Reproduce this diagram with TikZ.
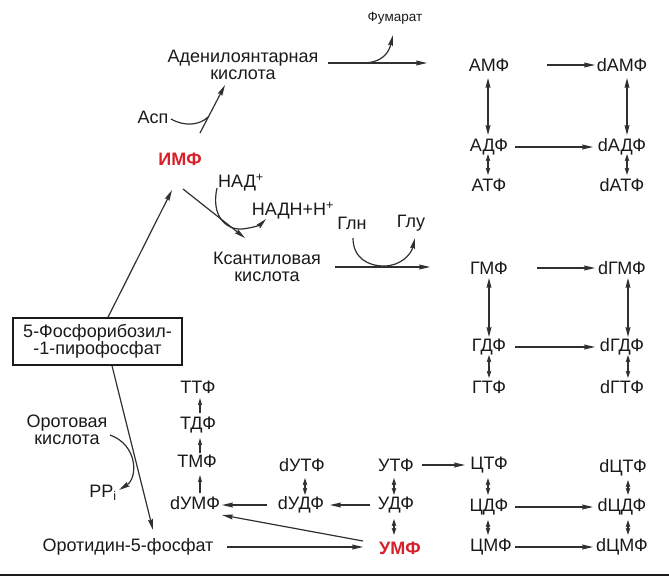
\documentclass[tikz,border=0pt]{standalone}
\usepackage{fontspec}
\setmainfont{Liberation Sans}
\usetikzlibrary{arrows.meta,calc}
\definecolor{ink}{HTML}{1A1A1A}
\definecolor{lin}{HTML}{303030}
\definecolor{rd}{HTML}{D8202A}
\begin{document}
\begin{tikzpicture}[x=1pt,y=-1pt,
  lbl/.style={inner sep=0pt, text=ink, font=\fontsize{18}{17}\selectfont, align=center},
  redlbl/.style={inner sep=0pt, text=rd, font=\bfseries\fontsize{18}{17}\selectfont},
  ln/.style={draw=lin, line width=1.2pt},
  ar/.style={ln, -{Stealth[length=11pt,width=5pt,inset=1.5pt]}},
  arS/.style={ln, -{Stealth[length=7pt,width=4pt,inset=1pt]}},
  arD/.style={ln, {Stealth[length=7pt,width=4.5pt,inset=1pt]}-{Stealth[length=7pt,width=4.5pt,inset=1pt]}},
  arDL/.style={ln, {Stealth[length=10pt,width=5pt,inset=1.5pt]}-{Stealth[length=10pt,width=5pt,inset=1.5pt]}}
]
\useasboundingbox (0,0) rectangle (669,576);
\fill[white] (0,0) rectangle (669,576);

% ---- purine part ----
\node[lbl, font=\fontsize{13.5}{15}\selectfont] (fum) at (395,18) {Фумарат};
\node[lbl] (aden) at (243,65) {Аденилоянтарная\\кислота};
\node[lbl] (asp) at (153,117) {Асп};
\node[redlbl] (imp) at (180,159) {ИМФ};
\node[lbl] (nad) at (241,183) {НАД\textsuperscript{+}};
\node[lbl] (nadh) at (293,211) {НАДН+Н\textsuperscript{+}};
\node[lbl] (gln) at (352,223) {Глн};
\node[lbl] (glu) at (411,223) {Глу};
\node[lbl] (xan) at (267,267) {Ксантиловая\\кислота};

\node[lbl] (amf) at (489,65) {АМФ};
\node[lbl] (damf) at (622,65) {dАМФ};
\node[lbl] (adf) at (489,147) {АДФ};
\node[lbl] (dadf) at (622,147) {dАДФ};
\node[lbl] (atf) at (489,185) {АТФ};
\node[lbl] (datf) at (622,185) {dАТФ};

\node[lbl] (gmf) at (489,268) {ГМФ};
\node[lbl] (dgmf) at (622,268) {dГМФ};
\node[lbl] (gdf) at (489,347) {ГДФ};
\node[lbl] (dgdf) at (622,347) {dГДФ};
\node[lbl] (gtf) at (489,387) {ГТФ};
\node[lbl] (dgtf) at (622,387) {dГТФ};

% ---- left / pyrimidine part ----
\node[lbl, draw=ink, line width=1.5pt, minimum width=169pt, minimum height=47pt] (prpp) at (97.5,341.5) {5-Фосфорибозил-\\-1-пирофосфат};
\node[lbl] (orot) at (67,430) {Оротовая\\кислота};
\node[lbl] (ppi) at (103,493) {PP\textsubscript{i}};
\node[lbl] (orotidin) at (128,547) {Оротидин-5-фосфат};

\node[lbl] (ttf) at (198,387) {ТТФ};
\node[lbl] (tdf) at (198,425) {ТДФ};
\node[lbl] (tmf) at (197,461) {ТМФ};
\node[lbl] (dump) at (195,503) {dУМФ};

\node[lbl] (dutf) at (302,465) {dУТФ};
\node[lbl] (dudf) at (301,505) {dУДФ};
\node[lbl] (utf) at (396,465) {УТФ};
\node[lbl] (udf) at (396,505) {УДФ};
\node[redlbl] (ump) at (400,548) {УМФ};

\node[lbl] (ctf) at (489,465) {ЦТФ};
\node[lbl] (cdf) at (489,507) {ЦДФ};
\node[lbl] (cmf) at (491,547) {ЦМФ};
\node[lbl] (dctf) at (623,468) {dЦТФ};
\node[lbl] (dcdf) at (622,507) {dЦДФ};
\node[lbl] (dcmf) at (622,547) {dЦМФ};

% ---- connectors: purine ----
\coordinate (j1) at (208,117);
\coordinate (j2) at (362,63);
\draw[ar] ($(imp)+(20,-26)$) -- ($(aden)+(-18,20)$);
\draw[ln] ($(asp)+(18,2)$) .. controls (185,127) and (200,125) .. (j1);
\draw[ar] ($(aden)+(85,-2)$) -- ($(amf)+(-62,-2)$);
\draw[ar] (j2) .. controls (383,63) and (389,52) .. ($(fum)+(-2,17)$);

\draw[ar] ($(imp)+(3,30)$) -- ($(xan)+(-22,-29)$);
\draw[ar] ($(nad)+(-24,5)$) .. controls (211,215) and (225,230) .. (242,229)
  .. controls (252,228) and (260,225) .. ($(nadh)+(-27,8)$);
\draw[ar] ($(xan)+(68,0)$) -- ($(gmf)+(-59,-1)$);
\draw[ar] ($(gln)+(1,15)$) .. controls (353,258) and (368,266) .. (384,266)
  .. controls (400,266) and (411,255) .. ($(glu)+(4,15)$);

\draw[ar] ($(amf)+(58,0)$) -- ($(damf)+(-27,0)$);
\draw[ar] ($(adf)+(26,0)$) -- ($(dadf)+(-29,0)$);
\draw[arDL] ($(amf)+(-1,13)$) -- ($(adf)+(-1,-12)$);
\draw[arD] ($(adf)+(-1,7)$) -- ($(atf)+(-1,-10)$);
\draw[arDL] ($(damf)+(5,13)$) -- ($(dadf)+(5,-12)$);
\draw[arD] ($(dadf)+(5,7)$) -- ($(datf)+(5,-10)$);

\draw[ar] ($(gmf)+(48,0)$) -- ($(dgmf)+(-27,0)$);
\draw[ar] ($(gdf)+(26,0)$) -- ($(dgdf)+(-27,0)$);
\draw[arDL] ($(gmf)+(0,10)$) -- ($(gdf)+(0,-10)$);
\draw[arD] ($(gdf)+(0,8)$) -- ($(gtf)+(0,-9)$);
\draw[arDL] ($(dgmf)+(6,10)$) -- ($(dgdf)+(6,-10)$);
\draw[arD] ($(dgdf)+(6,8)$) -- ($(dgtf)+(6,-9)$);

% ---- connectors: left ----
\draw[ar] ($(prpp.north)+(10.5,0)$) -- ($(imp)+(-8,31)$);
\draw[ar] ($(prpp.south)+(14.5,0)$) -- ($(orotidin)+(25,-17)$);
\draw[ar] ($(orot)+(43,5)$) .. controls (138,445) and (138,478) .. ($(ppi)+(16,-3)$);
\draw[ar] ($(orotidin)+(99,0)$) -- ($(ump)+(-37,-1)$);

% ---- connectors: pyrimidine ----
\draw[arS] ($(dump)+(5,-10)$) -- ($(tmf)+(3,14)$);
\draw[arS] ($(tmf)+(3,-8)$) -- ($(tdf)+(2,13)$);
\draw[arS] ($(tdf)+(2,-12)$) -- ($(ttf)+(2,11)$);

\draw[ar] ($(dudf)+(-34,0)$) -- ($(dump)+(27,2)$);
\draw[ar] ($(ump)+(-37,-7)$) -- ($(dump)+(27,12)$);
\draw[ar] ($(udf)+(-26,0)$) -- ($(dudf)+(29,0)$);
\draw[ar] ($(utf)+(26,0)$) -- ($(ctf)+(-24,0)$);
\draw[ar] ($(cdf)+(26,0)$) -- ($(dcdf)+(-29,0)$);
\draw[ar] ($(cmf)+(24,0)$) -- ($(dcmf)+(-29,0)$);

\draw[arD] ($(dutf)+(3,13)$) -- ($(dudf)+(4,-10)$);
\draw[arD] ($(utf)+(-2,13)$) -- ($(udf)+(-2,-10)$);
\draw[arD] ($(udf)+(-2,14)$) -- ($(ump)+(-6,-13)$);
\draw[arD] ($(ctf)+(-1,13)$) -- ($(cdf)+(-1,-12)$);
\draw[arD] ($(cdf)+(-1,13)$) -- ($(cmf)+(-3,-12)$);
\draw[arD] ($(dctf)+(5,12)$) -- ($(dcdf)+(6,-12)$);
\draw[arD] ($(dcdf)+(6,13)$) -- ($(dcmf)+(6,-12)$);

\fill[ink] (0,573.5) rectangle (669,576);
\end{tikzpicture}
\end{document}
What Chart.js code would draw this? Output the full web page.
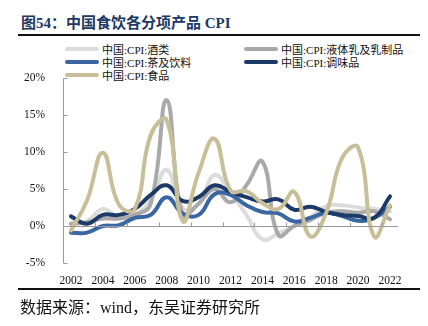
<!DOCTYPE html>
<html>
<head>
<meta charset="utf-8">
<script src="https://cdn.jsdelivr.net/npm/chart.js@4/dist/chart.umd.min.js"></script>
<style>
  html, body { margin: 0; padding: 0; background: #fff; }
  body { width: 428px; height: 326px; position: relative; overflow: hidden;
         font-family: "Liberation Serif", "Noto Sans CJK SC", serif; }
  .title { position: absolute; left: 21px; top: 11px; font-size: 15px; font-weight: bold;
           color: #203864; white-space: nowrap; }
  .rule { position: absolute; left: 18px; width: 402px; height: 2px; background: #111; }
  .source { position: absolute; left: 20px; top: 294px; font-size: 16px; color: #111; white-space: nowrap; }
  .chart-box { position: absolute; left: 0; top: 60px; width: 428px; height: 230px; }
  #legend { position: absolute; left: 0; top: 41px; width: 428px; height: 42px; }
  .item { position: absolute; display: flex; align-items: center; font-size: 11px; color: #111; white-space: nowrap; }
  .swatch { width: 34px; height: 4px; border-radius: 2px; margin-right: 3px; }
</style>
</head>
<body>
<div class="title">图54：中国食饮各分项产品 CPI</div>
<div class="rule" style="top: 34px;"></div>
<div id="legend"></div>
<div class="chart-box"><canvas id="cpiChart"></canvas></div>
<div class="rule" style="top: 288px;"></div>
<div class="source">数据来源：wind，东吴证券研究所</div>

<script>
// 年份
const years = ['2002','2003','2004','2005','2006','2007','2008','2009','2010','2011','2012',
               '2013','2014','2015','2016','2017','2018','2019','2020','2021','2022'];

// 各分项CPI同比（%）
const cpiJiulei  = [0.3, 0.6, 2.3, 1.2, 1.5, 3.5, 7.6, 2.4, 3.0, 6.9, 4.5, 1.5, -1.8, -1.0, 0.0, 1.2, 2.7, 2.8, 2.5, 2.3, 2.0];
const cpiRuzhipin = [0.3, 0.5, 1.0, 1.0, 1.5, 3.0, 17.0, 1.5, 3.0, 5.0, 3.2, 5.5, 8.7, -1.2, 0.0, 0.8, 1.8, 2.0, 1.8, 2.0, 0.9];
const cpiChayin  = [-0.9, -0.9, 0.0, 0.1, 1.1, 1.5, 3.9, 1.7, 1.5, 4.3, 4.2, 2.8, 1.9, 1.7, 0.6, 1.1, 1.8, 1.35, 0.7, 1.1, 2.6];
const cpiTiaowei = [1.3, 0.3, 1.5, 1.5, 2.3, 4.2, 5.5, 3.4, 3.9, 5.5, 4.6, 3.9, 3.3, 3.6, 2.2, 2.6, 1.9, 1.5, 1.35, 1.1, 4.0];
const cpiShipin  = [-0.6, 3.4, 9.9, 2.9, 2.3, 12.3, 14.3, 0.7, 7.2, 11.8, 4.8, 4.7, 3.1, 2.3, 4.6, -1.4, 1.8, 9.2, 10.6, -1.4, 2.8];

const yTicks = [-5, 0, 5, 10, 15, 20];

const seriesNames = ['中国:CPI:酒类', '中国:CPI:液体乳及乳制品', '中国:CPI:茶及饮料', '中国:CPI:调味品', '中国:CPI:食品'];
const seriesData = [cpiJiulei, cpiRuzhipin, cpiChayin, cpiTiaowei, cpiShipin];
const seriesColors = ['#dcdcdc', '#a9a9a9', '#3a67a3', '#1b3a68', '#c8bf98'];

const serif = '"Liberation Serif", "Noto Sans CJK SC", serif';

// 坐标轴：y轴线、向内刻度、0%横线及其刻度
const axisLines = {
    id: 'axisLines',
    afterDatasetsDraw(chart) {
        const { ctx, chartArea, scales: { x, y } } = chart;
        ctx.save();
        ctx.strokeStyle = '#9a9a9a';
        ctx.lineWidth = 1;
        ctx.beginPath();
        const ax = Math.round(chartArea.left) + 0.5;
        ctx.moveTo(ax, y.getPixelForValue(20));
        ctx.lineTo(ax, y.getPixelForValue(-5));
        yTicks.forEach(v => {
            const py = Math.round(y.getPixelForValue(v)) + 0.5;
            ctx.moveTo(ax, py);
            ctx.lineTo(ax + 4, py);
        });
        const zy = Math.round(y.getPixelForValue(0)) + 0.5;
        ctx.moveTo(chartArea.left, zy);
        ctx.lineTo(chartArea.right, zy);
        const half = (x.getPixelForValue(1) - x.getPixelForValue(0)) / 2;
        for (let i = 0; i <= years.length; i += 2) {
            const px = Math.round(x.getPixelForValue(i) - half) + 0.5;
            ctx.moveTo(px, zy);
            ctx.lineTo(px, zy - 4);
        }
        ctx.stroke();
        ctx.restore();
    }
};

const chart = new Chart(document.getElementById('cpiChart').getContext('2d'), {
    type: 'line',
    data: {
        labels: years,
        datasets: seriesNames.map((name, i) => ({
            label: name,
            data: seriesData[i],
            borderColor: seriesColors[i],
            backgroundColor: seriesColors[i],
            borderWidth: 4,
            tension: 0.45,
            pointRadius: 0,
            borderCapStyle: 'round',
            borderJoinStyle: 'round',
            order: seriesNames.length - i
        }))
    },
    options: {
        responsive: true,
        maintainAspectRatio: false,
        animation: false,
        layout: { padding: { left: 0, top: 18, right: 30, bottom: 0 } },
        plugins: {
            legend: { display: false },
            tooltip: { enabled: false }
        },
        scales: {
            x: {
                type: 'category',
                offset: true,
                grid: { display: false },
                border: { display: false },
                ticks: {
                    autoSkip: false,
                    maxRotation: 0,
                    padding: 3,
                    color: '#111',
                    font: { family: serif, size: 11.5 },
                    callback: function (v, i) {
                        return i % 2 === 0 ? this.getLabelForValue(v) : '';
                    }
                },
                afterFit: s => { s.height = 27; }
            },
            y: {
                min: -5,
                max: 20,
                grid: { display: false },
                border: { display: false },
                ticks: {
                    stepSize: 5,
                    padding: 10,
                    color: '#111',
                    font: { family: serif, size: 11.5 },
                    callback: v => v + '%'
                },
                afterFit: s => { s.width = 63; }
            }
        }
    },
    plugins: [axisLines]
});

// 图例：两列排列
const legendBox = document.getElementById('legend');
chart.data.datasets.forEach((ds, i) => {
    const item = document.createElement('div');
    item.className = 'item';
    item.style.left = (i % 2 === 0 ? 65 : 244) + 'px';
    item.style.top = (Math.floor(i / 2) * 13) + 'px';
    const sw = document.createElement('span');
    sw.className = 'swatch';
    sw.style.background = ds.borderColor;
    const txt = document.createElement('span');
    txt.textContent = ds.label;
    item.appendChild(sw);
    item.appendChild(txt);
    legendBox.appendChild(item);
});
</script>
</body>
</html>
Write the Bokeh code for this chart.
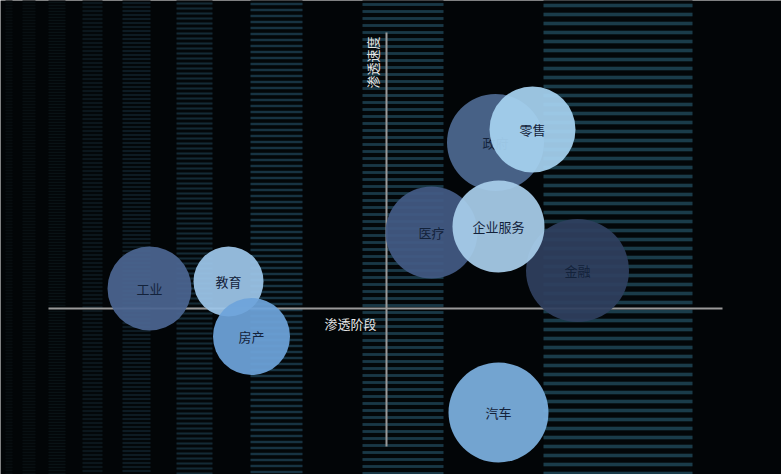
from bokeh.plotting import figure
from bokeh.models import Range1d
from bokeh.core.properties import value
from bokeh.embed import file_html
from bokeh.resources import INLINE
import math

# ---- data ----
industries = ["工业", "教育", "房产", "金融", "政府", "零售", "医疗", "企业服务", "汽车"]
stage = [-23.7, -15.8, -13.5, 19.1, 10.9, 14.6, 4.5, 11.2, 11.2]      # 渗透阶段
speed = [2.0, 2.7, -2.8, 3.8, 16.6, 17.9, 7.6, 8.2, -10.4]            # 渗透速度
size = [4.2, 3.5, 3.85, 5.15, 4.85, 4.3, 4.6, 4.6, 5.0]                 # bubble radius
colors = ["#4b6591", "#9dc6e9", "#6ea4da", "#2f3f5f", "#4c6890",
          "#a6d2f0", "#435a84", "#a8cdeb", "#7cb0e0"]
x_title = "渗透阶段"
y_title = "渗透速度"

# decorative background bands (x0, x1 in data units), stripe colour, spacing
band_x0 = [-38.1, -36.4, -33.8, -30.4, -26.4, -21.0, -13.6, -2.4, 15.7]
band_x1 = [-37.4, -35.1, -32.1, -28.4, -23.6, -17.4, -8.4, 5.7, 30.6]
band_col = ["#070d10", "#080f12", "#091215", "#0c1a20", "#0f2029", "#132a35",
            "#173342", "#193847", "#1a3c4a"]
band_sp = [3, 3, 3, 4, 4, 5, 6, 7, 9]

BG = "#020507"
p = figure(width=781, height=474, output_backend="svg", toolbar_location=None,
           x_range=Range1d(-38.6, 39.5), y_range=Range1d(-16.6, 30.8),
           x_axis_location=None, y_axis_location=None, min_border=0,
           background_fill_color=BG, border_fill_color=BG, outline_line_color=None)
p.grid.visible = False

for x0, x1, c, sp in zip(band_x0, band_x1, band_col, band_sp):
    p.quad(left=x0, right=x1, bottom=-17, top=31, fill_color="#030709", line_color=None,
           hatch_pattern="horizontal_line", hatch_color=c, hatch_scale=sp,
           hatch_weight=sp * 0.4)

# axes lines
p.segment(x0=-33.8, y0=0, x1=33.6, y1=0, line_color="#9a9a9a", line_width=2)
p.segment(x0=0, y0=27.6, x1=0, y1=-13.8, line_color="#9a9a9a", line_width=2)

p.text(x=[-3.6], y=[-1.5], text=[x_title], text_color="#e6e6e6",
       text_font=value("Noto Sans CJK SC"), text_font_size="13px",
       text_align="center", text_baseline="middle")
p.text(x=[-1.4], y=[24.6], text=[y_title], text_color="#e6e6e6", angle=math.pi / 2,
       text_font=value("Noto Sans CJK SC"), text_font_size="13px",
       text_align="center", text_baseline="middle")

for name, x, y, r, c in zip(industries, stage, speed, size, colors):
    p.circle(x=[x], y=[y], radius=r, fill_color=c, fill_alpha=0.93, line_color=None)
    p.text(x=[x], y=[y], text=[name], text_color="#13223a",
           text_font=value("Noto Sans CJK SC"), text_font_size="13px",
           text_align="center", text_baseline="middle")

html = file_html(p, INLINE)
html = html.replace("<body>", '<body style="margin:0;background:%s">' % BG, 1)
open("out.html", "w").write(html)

**What is required:**
From the records above, copy exactly the stretch from the line holding "Write the Bokeh code for this chart." through the line holding "import math", both ends included, without the pictures.

**Problem solution:**
Write the Bokeh code for this chart.
from bokeh.plotting import figure
from bokeh.models import Range1d
from bokeh.core.properties import value
from bokeh.embed import file_html
from bokeh.resources import INLINE
import math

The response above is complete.